This project automates the process of fetching, transforming, and loading weather data from the Open-Meteo API into Google BigQuery for analysis and forecasting. The pipeline retrieves both hourly and daily weather data for Sydney, Australia, including variables such as temperature, wind speed, humidity, and precipitation. The project uses Python, Pandas, Apache Airflow, and Google Cloud Platform (GCP) technologies.
Additionally, the project integrates Power BI to create an interactive dashboard, allowing for real-time visualization and exploration of weather data directly from the BigQuery dataset.
-
Data Collection: Fetches real-time weather data from the Open-Meteo API.
- Hourly data includes temperature, wind speed, precipitation, and relative humidity.
- Daily data includes maximum/minimum temperature, total precipitation, and wind direction.
-
Data Transformation:
- Converts raw data into structured Pandas DataFrames.
- Standardizes and formats the time column into the
datetime
format, ensuring compatibility with BigQuery.
-
Data Storage:
- Processes the data and stores it in Google BigQuery in structured tables.
- The data is divided into hourly and daily tables with appropriate schemas.
-
Automation & Scheduling:
- Orchestrates the pipeline using Apache Airflow.

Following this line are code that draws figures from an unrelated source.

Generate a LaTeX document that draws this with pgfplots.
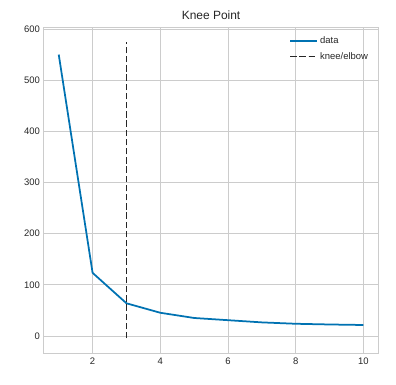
\documentclass[border=0pt]{standalone}
\usepackage{pgfplots}
\pgfplotsset{compat=1.18}
\usepackage{fontspec}
\setmainfont{Liberation Sans}
\definecolor{ybblue}{RGB}{0,114,178}
\definecolor{gridc}{RGB}{204,204,204}
\definecolor{txt}{RGB}{38,38,38}
\begin{document}
\begin{tikzpicture}[x=1bp,y=1bp]
\useasboundingbox (-43.5bp,-31.7bp) rectangle (352.5bp,353.3bp);
\begin{axis}[
  at={(0,0)}, anchor=south west,
  scale only axis, width=335.2bp, height=326bp,
  xmin=0.55, xmax=10.45, ymin=-33.7, ymax=603.3,
  xtick={2,4,6,8,10}, ytick={0,100,200,300,400,500,600},
  grid=major, grid style={gridc, line width=0.9bp},
  axis line style={gridc, line width=1.2bp},
  tick style={draw=none},
  tick label style={font=\fontsize{9.5}{11}\selectfont, text=txt},
  /pgf/number format/assume math mode=true,
  xticklabel style={yshift=-1bp},
  title={Knee Point},
  title style={font=\fontsize{12}{14}\selectfont, text=txt, yshift=-2bp},
  legend style={at={(rel axis cs:1,1)}, anchor=north east, draw=none, fill=none,
    font=\fontsize{9.5}{11}\selectfont, text=txt, xshift=-5.5bp, yshift=-5bp,
    row sep=3.5bp},
  legend cell align=left,
  legend image code/.code={\draw[#1] (0bp,0bp) -- (22bp,0bp); \path (0bp,0bp) -- (27bp,0bp);},
]
\addplot[ybblue, line width=1.75bp] coordinates {
(1,550) (2,123.5) (3,64) (4,45.5) (5,35.3) (6,31) (7,26.7) (8,24) (9,22.6) (10,21.6)};
\addlegendentry{data}
\addplot[black!85, line width=1.75bp, dash pattern=on 6.4bp off 2.8bp] coordinates {(3,-4.7) (3,574.3)};
\addlegendentry{knee/elbow}
\end{axis}
\end{tikzpicture}
\end{document}
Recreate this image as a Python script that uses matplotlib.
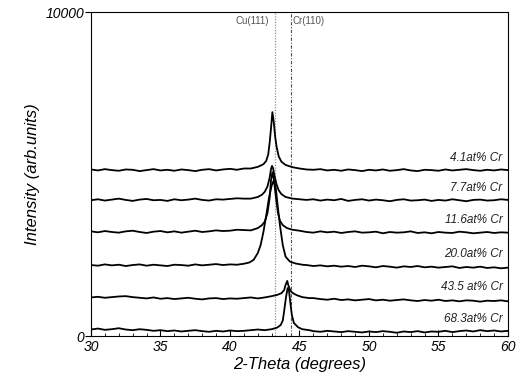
import numpy as np
import matplotlib.pyplot as plt
from matplotlib.ticker import MultipleLocator

plt.rcParams['font.family'] = ['Liberation Sans', 'DejaVu Sans']

# background scan on a 0.5 degree grid, 30..60
theta_bg = np.arange(30, 60.01, 0.5)

samples = ['4.1at% Cr', '7.7at% Cr', '11.6at% Cr', '20.0at% Cr', '43.5 at% Cr', '68.3at% Cr']

bg_41 = [5140, 5110, 5150, 5120, 5100, 5140, 5130, 5090, 5120, 5150,
         5110, 5130, 5100, 5140, 5120, 5090, 5130, 5150, 5110, 5140,
         5160, 5130, 5170, 5160, 5200, 5260, 5400, 5600, 5300, 5200,
         5170, 5140, 5130, 5150, 5110, 5130, 5100, 5140, 5120, 5090,
         5130, 5110, 5140, 5100, 5120, 5150, 5110, 5090, 5130, 5120,
         5100, 5140, 5110, 5130, 5150, 5120, 5100, 5130, 5110, 5140,
         5120]
bg_77 = [4190, 4220, 4180, 4210, 4240, 4200, 4170, 4210, 4230, 4190,
         4200, 4170, 4220, 4190, 4210, 4240, 4200, 4180, 4220, 4210,
         4230, 4250, 4240, 4270, 4300, 4400, 4600, 4500, 4300, 4260,
         4230, 4200, 4220, 4180, 4210, 4190, 4230, 4170, 4200, 4220,
         4180, 4210, 4190, 4160, 4200, 4220, 4180, 4190, 4210, 4170,
         4200, 4180, 4220, 4190, 4160, 4200, 4210, 4180, 4190, 4220,
         4200]
bg_116 = [3230, 3200, 3240, 3210, 3190, 3230, 3250, 3210, 3180, 3220,
          3240, 3200, 3230, 3190, 3220, 3250, 3210, 3230, 3260, 3240,
          3250, 3280, 3270, 3300, 3330, 3400, 3600, 3500, 3300, 3260,
          3240, 3210, 3190, 3230, 3200, 3220, 3180, 3210, 3230, 3190,
          3200, 3220, 3170, 3210, 3190, 3200, 3230, 3180, 3200, 3170,
          3210, 3190, 3180, 3220, 3200, 3170, 3190, 3210, 3180, 3200,
          3190]
bg_200 = [2190, 2170, 2210, 2180, 2200, 2160, 2190, 2210, 2170, 2200,
          2180, 2160, 2200, 2190, 2170, 2210, 2180, 2200, 2220, 2190,
          2210, 2230, 2240, 2300, 2400, 2600, 2800, 2600, 2400, 2300,
          2230, 2190, 2160, 2180, 2150, 2170, 2140, 2160, 2130, 2170,
          2150, 2120, 2160, 2140, 2110, 2150, 2130, 2160, 2120, 2140,
          2110, 2130, 2150, 2100, 2130, 2110, 2140, 2100, 2120, 2090,
          2110]
bg_435 = [1190, 1210, 1180, 1200, 1220, 1230, 1200, 1180, 1160, 1190,
          1150, 1170, 1140, 1160, 1180, 1150, 1130, 1160, 1170, 1140,
          1160, 1150, 1170, 1190, 1220, 1250, 1300, 1400, 1350, 1280,
          1230, 1190, 1170, 1140, 1120, 1150, 1110, 1130, 1100, 1120,
          1140, 1100, 1120, 1090, 1110, 1130, 1100, 1080, 1110, 1090,
          1120, 1080, 1100, 1070, 1100, 1090, 1060, 1090, 1080, 1100,
          1070]
bg_683 = [200, 230, 190, 210, 240, 200, 180, 210, 190, 160,
          180, 150, 170, 140, 160, 180, 150, 130, 160, 140,
          170, 150, 160, 180, 200, 240, 300, 400, 350, 250,
          200, 170, 150, 130, 160, 140, 120, 150, 130, 110,
          140, 120, 150, 130, 100, 140, 120, 150, 110, 140,
          130, 160, 120, 150, 170, 140, 180, 150, 170, 140,
          160]

# diffraction peak profiles read point by point
pk_theta_41 = [41.5, 42.0, 42.4, 42.6, 42.75, 42.85, 42.95, 43.05, 43.15, 43.25, 43.35, 43.5, 43.7, 44.0, 44.5, 45.0]
pk_41 = [5170, 5220, 5300, 5400, 5600, 5950, 6400, 6910, 6600, 6150, 5850, 5550, 5380, 5280, 5210, 5170]

pk_theta_77 = [41.5, 42.0, 42.3, 42.5, 42.7, 42.85, 42.95, 43.02, 43.1, 43.2, 43.35, 43.5, 43.7, 44.0, 44.5, 45.0]
pk_77 = [4240, 4290, 4360, 4450, 4620, 4880, 5150, 5250, 5180, 4950, 4680, 4500, 4380, 4290, 4240, 4220]

pk_theta_116 = [41.5, 42.0, 42.3, 42.5, 42.7, 42.85, 42.95, 43.05, 43.15, 43.3, 43.45, 43.6, 43.8, 44.1, 44.5, 45.0]
pk_116 = [3260, 3330, 3420, 3530, 3800, 4250, 4800, 5050, 4850, 4300, 3800, 3550, 3420, 3330, 3280, 3250]

pk_theta_200 = [40.5, 41.0, 41.4, 41.7, 42.0, 42.2, 42.4, 42.6, 42.8, 43.0, 43.15, 43.3, 43.45, 43.6, 43.8, 44.0, 44.3, 44.7, 45.2]
pk_200 = [2200, 2230, 2270, 2350, 2560, 2800, 3200, 3700, 4250, 4650, 4800, 4550, 3950, 3400, 2800, 2450, 2300, 2240, 2200]

pk_theta_435 = [42.0, 42.5, 43.0, 43.4, 43.7, 43.9, 44.0, 44.12, 44.2, 44.35, 44.5, 44.8, 45.2, 45.7]
pk_435 = [1160, 1190, 1230, 1270, 1320, 1420, 1580, 1700, 1560, 1400, 1330, 1260, 1200, 1170]

pk_theta_683 = [42.5, 43.0, 43.4, 43.65, 43.8, 43.9, 44.03, 44.15, 44.25, 44.35, 44.45, 44.6, 44.9, 45.2, 45.7]
pk_683 = [180, 210, 260, 340, 480, 780, 1200, 1480, 1380, 1000, 650, 400, 270, 210, 180]

backgrounds = [bg_41, bg_77, bg_116, bg_200, bg_435, bg_683]
peak_thetas = [pk_theta_41, pk_theta_77, pk_theta_116, pk_theta_200, pk_theta_435, pk_theta_683]
peaks = [pk_41, pk_77, pk_116, pk_200, pk_435, pk_683]
baselines = [5120, 4200, 3210, 2160, 1140, 150]

cu_111 = 43.25
cr_110 = 44.4

fig = plt.figure(figsize=(5.25, 3.81), dpi=100)
ax = fig.add_axes([0.1733, 0.1181, 0.7943, 0.8504])

ax.axvline(cu_111, color='#909090', lw=0.9, ls=(0, (1, 1.2)), zorder=1)
ax.axvline(cr_110, color='#505050', lw=0.8, ls=(0, (3, 1.5, 1, 1.5)), zorder=1)

for name, bg, pt, pk, base in zip(samples, backgrounds, peak_thetas, peaks, baselines):
    bg = np.array(bg)
    pt = np.array(pt)
    keep = (theta_bg < pt.min()) | (theta_bg > pt.max())
    x = np.concatenate([theta_bg[keep], pt])
    y = np.concatenate([bg[keep], np.array(pk)])
    order = np.argsort(x)
    ax.plot(x[order], y[order], color='black', lw=1.3, zorder=3)
    ax.text(59.6, base + 380, name, ha='right', va='center', fontsize=8.5,
            style='italic', color='#222222')

ax.text(cu_111 - 0.45, 9870, 'Cu(111)', ha='right', va='top', fontsize=7, color='#555555')
ax.text(cr_110 + 0.12, 9870, 'Cr(110)', ha='left', va='top', fontsize=7, color='#555555')

ax.set_xlim(30, 60)
ax.set_ylim(0, 10000)
ax.set_xticks([30, 35, 40, 45, 50, 55, 60])
ax.xaxis.set_minor_locator(MultipleLocator(1))
ax.set_yticks([0, 10000])
ax.tick_params(axis='x', which='major', direction='in', length=4, width=0.8, labelsize=10, pad=3)
ax.tick_params(axis='x', which='minor', direction='in', length=2.5, width=0.6)
ax.tick_params(axis='y', direction='out', length=4, width=0.8, labelsize=10, pad=1)
for lab in ax.get_xticklabels() + ax.get_yticklabels():
    lab.set_style('italic')

for sp in ax.spines.values():
    sp.set_linewidth(0.8)

ax.set_xlabel('2-Theta (degrees)', fontsize=12, style='italic', labelpad=2)
ax.set_ylabel('Intensity (arb.units)', fontsize=12, style='italic')
ax.yaxis.set_label_coords(-0.122, 0.5)

fig.savefig('out.png', dpi=100)
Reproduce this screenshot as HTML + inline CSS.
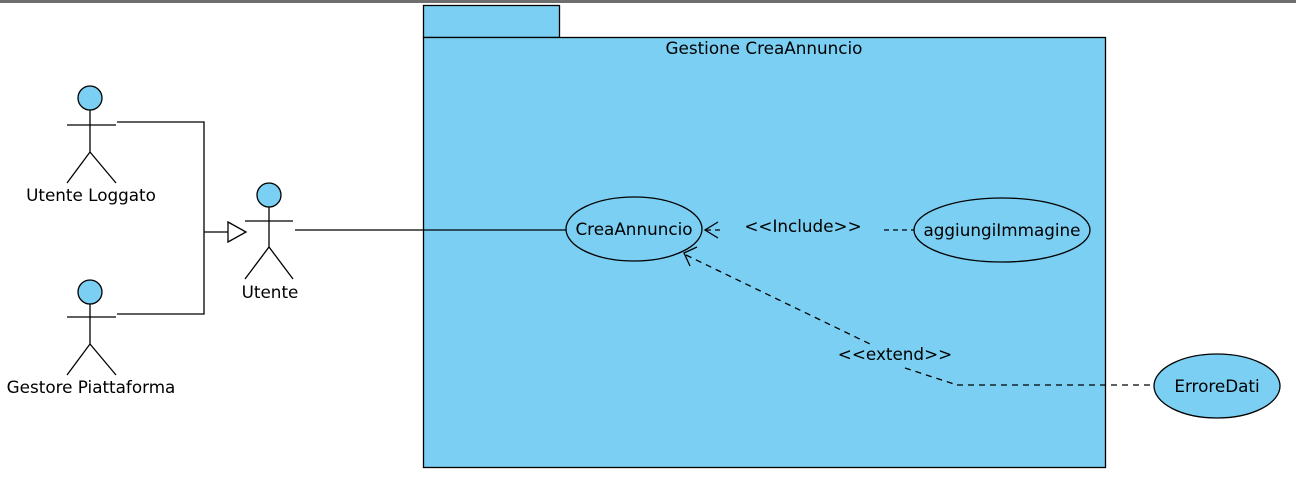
<!DOCTYPE html>
<html><head><meta charset="utf-8"><style>
body{margin:0;width:1296px;height:488px;background:#fff;overflow:hidden}
svg{display:block}
text{font-family:"DejaVu Sans","Liberation Sans",sans-serif;font-size:16.8px;fill:#000}
</style></head><body>
<svg width="1296" height="488" viewBox="0 0 1296 488">
<rect x="0" y="0" width="1296" height="3" fill="#6e6e6e"/>
<g stroke="#000" stroke-width="1.3" fill="#7acff3">
<rect x="423.5" y="5.5" width="136" height="32"/>
<rect x="423.5" y="37.5" width="682" height="430"/>
</g>
<text x="764" y="54" text-anchor="middle">Gestione CreaAnnuncio</text>

<g stroke="#000" stroke-width="1.3" fill="none">
<g>
<circle cx="90" cy="98" r="12" fill="#7acff3"/>
<line x1="67" y1="125" x2="116" y2="125"/><line x1="90" y1="110" x2="90" y2="152"/>
<polyline points="67,183 90,152 116,183"/></g>
<g>
<circle cx="90" cy="292" r="12" fill="#7acff3"/>
<line x1="67" y1="317" x2="116" y2="317"/><line x1="90" y1="304" x2="90" y2="344"/>
<polyline points="67,375 90,344 116,375"/></g>
<g>
<circle cx="269" cy="195" r="12" fill="#7acff3"/>
<line x1="245" y1="221" x2="293" y2="221"/><line x1="269" y1="207" x2="269" y2="247"/>
<polyline points="245,279 269,247 293,279"/></g>
<g>
<polyline points="117,122 204,122 204,314 117,314"/>
<line x1="204" y1="232" x2="228" y2="232"/>
<polygon points="228,222 246,232 228,242" fill="#fff"/></g>
<line x1="295" y1="230" x2="566" y2="230"/>
<g stroke-dasharray="5,4">
<line x1="706" y1="230" x2="722" y2="230"/><line x1="884" y1="230" x2="914" y2="230"/></g>
<polyline points="718,222 705,230 718,238"/>
<g stroke-dasharray="6,5">
<line x1="686" y1="255" x2="870" y2="344"/><line x1="905" y1="368" x2="957" y2="385"/>
<line x1="957" y1="385" x2="1153" y2="385"/></g>
<polyline points="697,247 684,253 690,266"/>
<ellipse cx="634" cy="229" rx="68" ry="32" fill="#7acff3"/>
<ellipse cx="1002" cy="230" rx="88" ry="32" fill="#7acff3"/>
<ellipse cx="1217" cy="386" rx="63" ry="32" fill="#7acff3"/>
</g>
<text x="91" y="201" text-anchor="middle">Utente Loggato</text>
<text x="91" y="393" text-anchor="middle">Gestore Piattaforma</text>
<text x="270" y="298" text-anchor="middle">Utente</text>
<text x="634" y="235" text-anchor="middle">CreaAnnuncio</text>
<text x="1002" y="236" text-anchor="middle">aggiungiImmagine</text>
<text x="1217" y="392" text-anchor="middle">ErroreDati</text>
<text x="803" y="232" text-anchor="middle">&lt;&lt;Include&gt;&gt;</text>
<text x="895" y="360" text-anchor="middle">&lt;&lt;extend&gt;&gt;</text>
</svg>
</body></html>
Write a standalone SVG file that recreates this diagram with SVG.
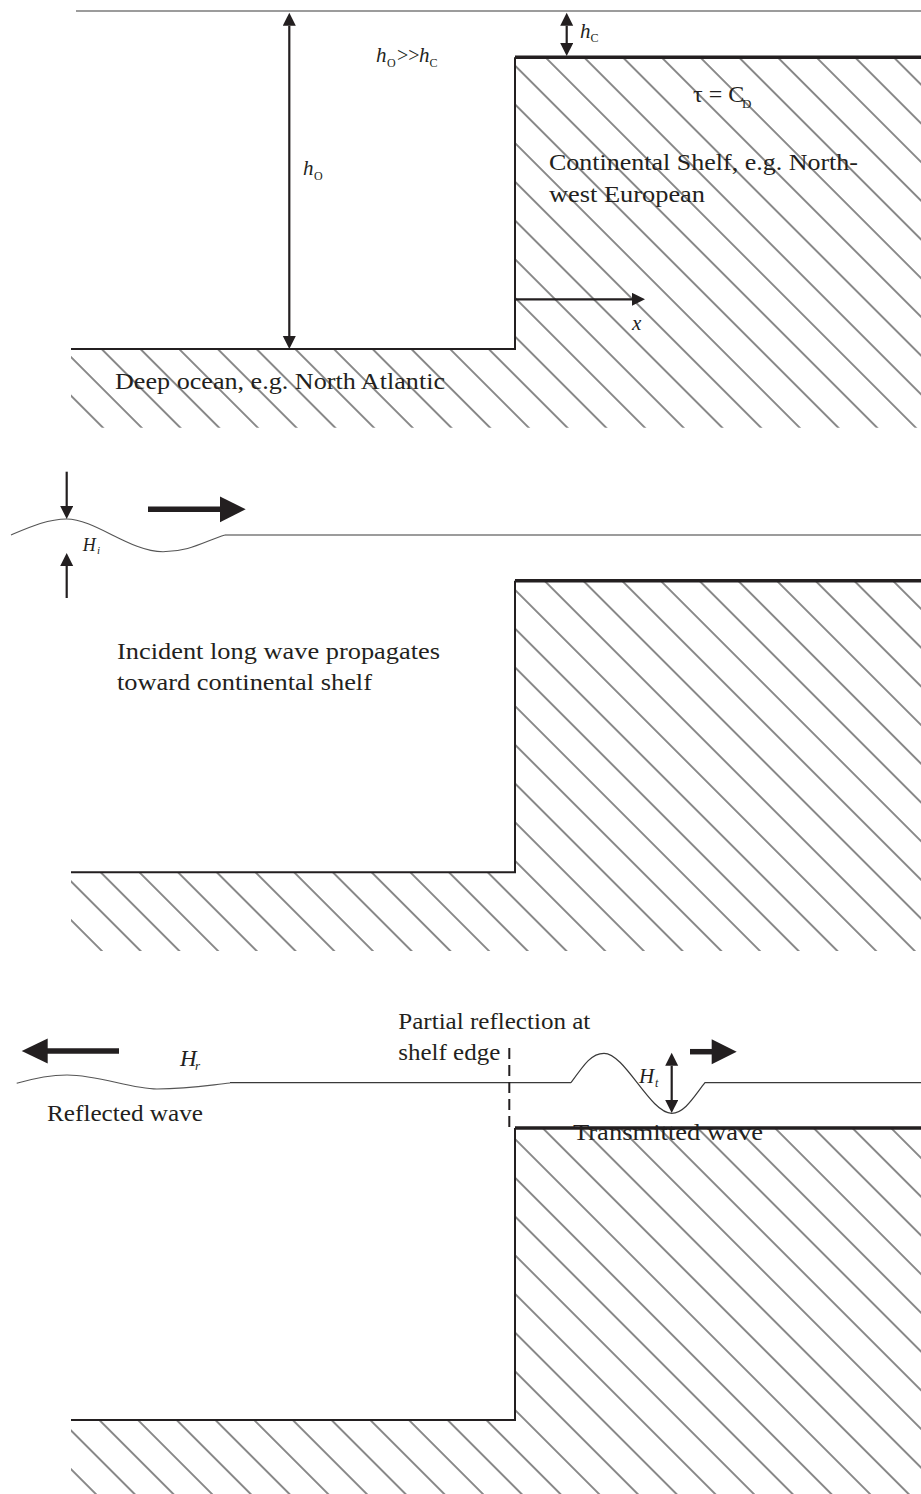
<svg xmlns="http://www.w3.org/2000/svg" width="921" height="1494" viewBox="0 0 921 1494">
<style>
.t{font-family:"Liberation Serif","Times New Roman",serif;font-size:24px;fill:#231f20}
.m{font-family:"Liberation Serif","Times New Roman",serif;font-style:italic;fill:#231f20}
.s{font-family:"Liberation Serif","Times New Roman",serif;fill:#231f20}
.bed{fill:none;stroke:#231f20;stroke-width:2}
.shelf{stroke:#231f20;stroke-width:3.6}
.surf{stroke:#3a3a3a;stroke-width:1.2;fill:none}
.wave{stroke:#555;stroke-width:1.1;fill:none}
.arr{stroke:#231f20;stroke-width:2.2;fill:none}
.big{fill:#231f20}
</style>
<defs>
<marker id="ah" markerUnits="userSpaceOnUse" markerWidth="14" markerHeight="14" refX="0" refY="6.5" orient="auto-start-reverse"><path d="M0,0 L13,6.5 L0,13 Z" fill="#231f20"/></marker>
<pattern id="hatchA" patternUnits="userSpaceOnUse" width="20" height="27.37" patternTransform="translate(42.95,0) rotate(45)"><line x1="-1" y1="13.68" x2="21" y2="13.68" stroke="#2a2a2a" stroke-width="1.1"/></pattern>
<pattern id="hatchB" patternUnits="userSpaceOnUse" width="20" height="27.37" patternTransform="translate(21.85,0) rotate(45)"><line x1="-1" y1="13.68" x2="21" y2="13.68" stroke="#2a2a2a" stroke-width="1.1"/></pattern>
<pattern id="hatchC" patternUnits="userSpaceOnUse" width="20" height="27.37" patternTransform="translate(14.65,0) rotate(45)"><line x1="-1" y1="13.68" x2="21" y2="13.68" stroke="#2a2a2a" stroke-width="1.1"/></pattern>
</defs>

<!-- Panel 1 -->
<g id="panel1-seabed">
<path d="M71,349 H515 V57.3 H921 V427.7 H71 Z" fill="url(#hatchA)"/>
<path class="bed" d="M71,349 H515 V57.3"/>
<line class="shelf" x1="515" y1="57.3" x2="921" y2="57.3"/>
</g>
<g id="panel1-surface"><line class="surf" x1="76" y1="11" x2="921" y2="11"/></g>
<g id="panel1-labels">
<text class="t" x="549" y="170" textLength="309" lengthAdjust="spacingAndGlyphs">Continental Shelf, e.g. North-</text>
<text class="t" x="549" y="202" textLength="156" lengthAdjust="spacingAndGlyphs">west European</text>
<text class="t" x="115" y="389.3" textLength="330" lengthAdjust="spacingAndGlyphs">Deep ocean, e.g. North Atlantic</text>
<text class="s" x="693" y="102" font-size="24">τ = C</text><text class="s" x="742" y="108" font-size="13">D</text>
<text class="m" x="580" y="37.5" font-size="21">h</text><text class="s" x="590.5" y="42" font-size="12">C</text>
<text class="m" x="376" y="62" font-size="21">h</text><text class="s" x="387" y="66.5" font-size="12">O</text><text class="s" x="397" y="62" font-size="20">&gt;&gt;</text><text class="m" x="419" y="62" font-size="21">h</text><text class="s" x="429.5" y="66.5" font-size="12">C</text>
<text class="m" x="303" y="175" font-size="21">h</text><text class="s" x="314" y="179.5" font-size="12">O</text>
<text class="m" x="632" y="330" font-size="21">x</text>
</g>
<g id="panel1-connectors">
<line class="arr" x1="289.3" y1="25.7" x2="289.3" y2="336" marker-start="url(#ah)" marker-end="url(#ah)"/>
<line class="arr" x1="566.7" y1="25.7" x2="566.7" y2="43" marker-start="url(#ah)" marker-end="url(#ah)"/>
<line class="arr" x1="515" y1="299.3" x2="632" y2="299.3" marker-end="url(#ah)"/>
</g>

<!-- Panel 2 -->
<g id="panel2-seabed">
<path d="M71,872.3 H515 V580.8 H921 V951 H71 Z" fill="url(#hatchB)"/>
<path class="bed" d="M71,872.3 H515 V580.8"/>
<line class="shelf" x1="515" y1="580.8" x2="921" y2="580.8"/>
</g>
<g id="panel2-surface">
<path class="wave" d="M11,535 C30,527 48,519 66.7,519 C95,519 130,551.7 163,551.7 C190,551.7 205,541 225,535"/>
<line class="surf" x1="225" y1="535" x2="921" y2="535"/>
</g>
<g id="panel2-labels">
<text class="m" x="82.7" y="550.7" font-size="18">H</text><text class="m" x="97" y="554" font-size="11">i</text>
<text class="t" x="117" y="659" textLength="323" lengthAdjust="spacingAndGlyphs">Incident long wave propagates</text>
<text class="t" x="117" y="690" textLength="255" lengthAdjust="spacingAndGlyphs">toward continental shelf</text>
</g>
<g id="panel2-connectors">
<line class="arr" x1="66.7" y1="471.7" x2="66.7" y2="506" marker-end="url(#ah)"/>
<line class="arr" x1="66.7" y1="598" x2="66.7" y2="566" marker-end="url(#ah)"/>
<line x1="148" y1="509.3" x2="221" y2="509.3" stroke="#231f20" stroke-width="5.5"/>
<polygon class="big" points="220,496.5 245.7,509.3 220,522.3"/>
</g>

<!-- Panel 3 -->
<g id="panel3-seabed">
<path d="M71,1420 H515 V1128 H921 V1494 H71 Z" fill="url(#hatchC)"/>
<path class="bed" d="M71,1420 H515 V1128"/>
<line class="shelf" x1="515" y1="1128" x2="921" y2="1128"/>
</g>
<g id="panel3-surface">
<path class="wave" d="M16.7,1083.3 C35,1078 50,1075 67,1075 C100,1075 130,1089 157,1089 C190,1089 210,1085 230,1083"/>
<line class="surf" x1="230" y1="1082.7" x2="571" y2="1082.7"/>
<path class="surf" d="M571,1082.7 C585,1063 592,1053.3 604,1053.3 C625,1053.3 650,1113.3 671.7,1113.3 C685,1113.3 695,1095 705,1082.7 L921,1082.7"/>
</g>
<g id="panel3-labels">
<text class="t" x="398.3" y="1029.3" textLength="192" lengthAdjust="spacingAndGlyphs">Partial reflection at</text>
<text class="t" x="398.3" y="1060" textLength="102" lengthAdjust="spacingAndGlyphs">shelf edge</text>
<text class="t" x="47" y="1121" textLength="156" lengthAdjust="spacingAndGlyphs">Reflected wave</text>
<text class="t" x="573" y="1140" textLength="190" lengthAdjust="spacingAndGlyphs">Transmitted wave</text>
<text class="m" x="180" y="1066" font-size="23">H</text><text class="m" x="195" y="1070" font-size="13">r</text>
<text class="m" x="639" y="1083" font-size="21">H</text><text class="m" x="655" y="1087" font-size="12">t</text>
</g>
<g id="panel3-connectors">
<line x1="509.3" y1="1048" x2="509.3" y2="1128" stroke="#231f20" stroke-width="2" stroke-dasharray="11 6"/>
<line class="arr" x1="671.7" y1="1065.7" x2="671.7" y2="1100" marker-start="url(#ah)" marker-end="url(#ah)"/>
<line x1="46.7" y1="1051" x2="119" y2="1051" stroke="#231f20" stroke-width="5.5"/>
<polygon class="big" points="21.7,1051 47.7,1038.5 47.7,1063.5"/>
<line x1="690" y1="1051.7" x2="712.7" y2="1051.7" stroke="#231f20" stroke-width="5.5"/>
<polygon class="big" points="711.7,1039.2 736.7,1051.7 711.7,1064.2"/>
</g>
</svg>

- Schedules the ETL pipeline to run daily, ensuring data is up-to-date with the latest forecasts.
-
Error Handling:
- Includes error handling and logging to manage failures during any part of the pipeline (fetch, parse, or load). The process ensures that incomplete or erroneous data is not uploaded.
-
Interactive Dashboard:
- The pipeline integrates with Power BI, allowing you to connect to the BigQuery dataset for dynamic, real-time data visualization.
- The Power BI dashboard provides insights such as temperature trends, precipitation levels, and wind speed variations, making it easier for users to analyze weather patterns over time.
- Python: For API interaction and data processing.
- Pandas: For transforming and handling weather data as DataFrames.
- Open-Meteo API: For fetching weather forecast data.
- Google BigQuery: Cloud-based data warehouse for storing the processed weather data.
- Apache Airflow: For workflow orchestration and scheduling the ETL pipeline.
- Power BI: For creating interactive, visual dashboards connected to BigQuery.